Apple has reached new heights in unit sales and revenues, but its remarkable profitability in doing so has inhaled three quarters of the oxygen in the room.

While Apple only sells smartphones, its sales are now large enough to make up 9 percent of all phones sold, highlighting how rapidly the smartphone is taking over the basic phone market.

Despite that relatively low share of all unit sales however, Apple takes in the most revenues and earns by far the most profits, as graphically depicted by Asymco writer Horace Dediu, a former Nokia analyst.

Dediu has previously presented how Apple rapidly became the most profitable phone maker by the end of 2008, when the company's iPhone franchise was bare a year and a half old. Apple subsequently took the top spot in mobile revenues last year, although Samsung briefly surpassed Apple in revenues the third calendar quarter.

In terms of profit share however, Apple has led the industry almost from the start, and its share of profits among mobile phone vendors has regularly gone up since.

The only other highly profitable smartphone maker is Samsung, which earned 16 percent of the industry's profits, or as Dediu notes, combined with Apple to earn 91 percent. RIM is third with 3.7 percent profit share, followed by HTC at 3 percent and Nokia at 1.8 percent.

The figures only look at profits for the top phone makers that report their earnings; other phone makers, including ZTE and Huawei, aren't figured into the profit share figures.
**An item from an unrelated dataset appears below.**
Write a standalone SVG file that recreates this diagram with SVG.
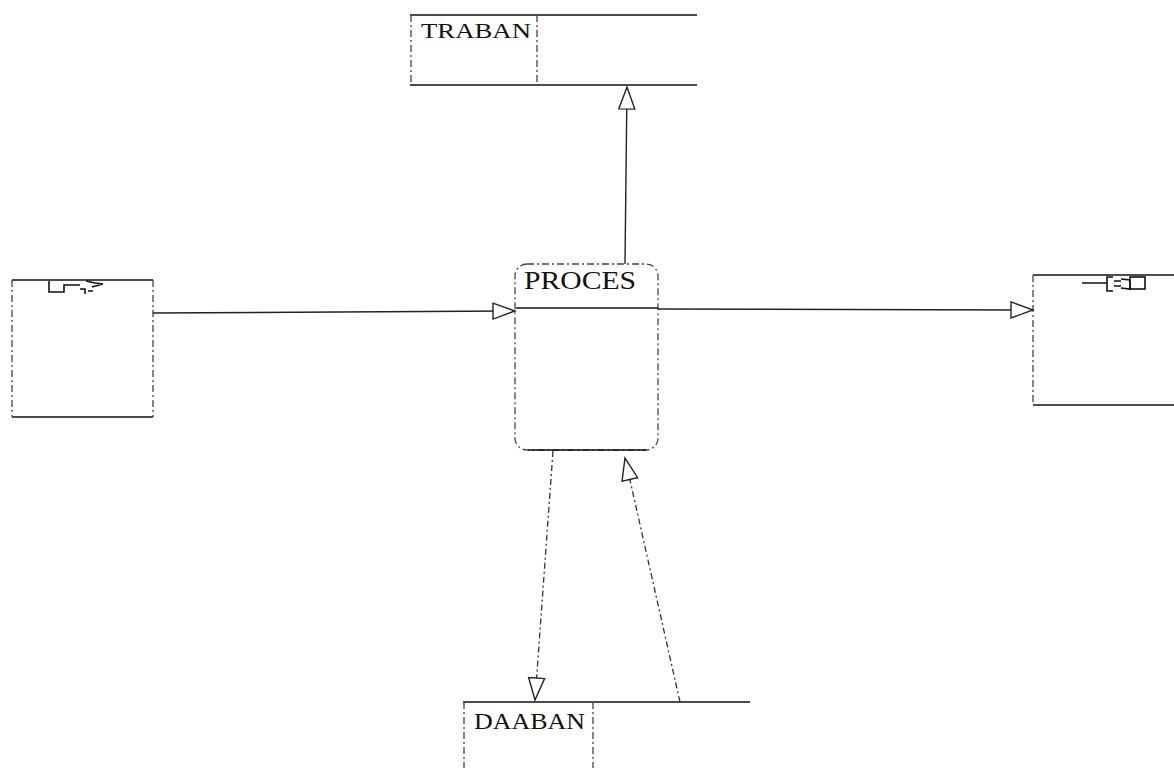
<svg xmlns="http://www.w3.org/2000/svg" width="1174" height="768" viewBox="0 0 1174 768">
<style>
.edge{stroke:#111;stroke-width:1.6;fill:none}
.side{stroke:#444;stroke-width:1.3;stroke-dasharray:7 3 2 3;fill:none}
.conn{stroke:#222;stroke-width:1.4;fill:none}
.dconn{stroke:#333;stroke-width:1.3;stroke-dasharray:6 3 2 3;fill:none}
.lbl{font-family:"Liberation Serif","DejaVu Serif",serif;fill:#111}
.icon{stroke:#111;stroke-width:1.6;fill:none}
</style>
<defs>
<marker id="tri" markerUnits="userSpaceOnUse" markerWidth="26" markerHeight="20" refX="23" refY="9" orient="auto" viewBox="0 0 26 20">
<path d="M1,1 L23,9 L1,17 Z" fill="#fff" stroke="#222" stroke-width="1.4"/>
</marker>
</defs>
<rect width="1174" height="768" fill="#fff"/>

<g id="traban">
<line class="edge" x1="410" y1="15" x2="697" y2="15"/>
<line class="edge" x1="410" y1="85" x2="697" y2="85"/>
<line class="side" x1="411" y1="15" x2="411" y2="85"/>
<line class="side" x1="537" y1="15" x2="537" y2="85"/>
<text class="lbl" x="421" y="38" font-size="22" textLength="110" lengthAdjust="spacingAndGlyphs">TRABAN</text>
</g>

<g id="proces">
<rect class="side" x="515" y="264" width="143" height="186" rx="12"/>
<line class="edge" x1="528" y1="450" x2="646" y2="450"/>
<line class="edge" x1="516" y1="308" x2="658" y2="308"/>
<text class="lbl" x="524" y="289" font-size="25" textLength="112" lengthAdjust="spacingAndGlyphs">PROCES</text>
</g>

<g id="source">
<line class="edge" x1="12" y1="280" x2="153" y2="280"/>
<line class="edge" x1="12" y1="417" x2="153" y2="417"/>
<line class="side" x1="12" y1="280" x2="12" y2="417"/>
<line class="side" x1="153" y1="280" x2="153" y2="417"/>
<path class="icon" d="M49 281 V292 H64 V285 H80 M80 289 H85 V294 M86 281 L95 283 L103 284 L92 287 M88 291 H93"/>
</g>

<g id="sink">
<line class="edge" x1="1033" y1="275" x2="1174" y2="275"/>
<line class="edge" x1="1033" y1="405" x2="1174" y2="405"/>
<line class="side" x1="1033" y1="275" x2="1033" y2="405"/>
<path class="icon" d="M1082 283 H1107 V277 H1113 M1107 283 V291 H1113 M1114 281 H1121 M1114 286 H1121 M1121 279 L1130 280 V289 L1121 288"/>
<rect class="icon" x="1130" y="277" width="15" height="12"/>
</g>

<g id="daaban">
<line class="edge" x1="463" y1="702" x2="750" y2="702"/>
<line class="side" x1="464" y1="702" x2="464" y2="768"/>
<line class="side" x1="593" y1="702" x2="593" y2="768"/>
<text class="lbl" x="474" y="729" font-size="24" textLength="111" lengthAdjust="spacingAndGlyphs">DAABAN</text>
</g>

<g id="connectors">
<line class="conn" x1="625" y1="264" x2="627" y2="87" marker-end="url(#tri)"/>
<line class="conn" x1="153" y1="313" x2="515" y2="311" marker-end="url(#tri)"/>
<line class="conn" x1="658" y1="309" x2="1033" y2="310" marker-end="url(#tri)"/>
<line class="dconn" x1="553" y1="451" x2="535" y2="700" marker-end="url(#tri)"/>
<line class="dconn" x1="680" y1="702" x2="625" y2="458" marker-end="url(#tri)"/>
</g>
</svg>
Given the cutthroat competition in the mobile industry, figures from these and other smaller manufactures would likely reduce Apple's unit share figures but may possibly have little to no impact on its profit share.

LG, Motorola and Sony Ericsson all failed to report any significant profits over the last few quarters, similarly lowering Apple's iPhone unit and revenue shares but having no impact on its profit share.

It follows that Apple could maintain or grow its share of profits while dramatically increasing its unit share as iPhone sales continue to increase, aided significantly by even wider rollouts into new markers and on new carriers. It has been less than a year since Apple added Verizon Wireless as a US carrier, and just a few months since it added Sprint. A large number of carriers still do not carry iPhone.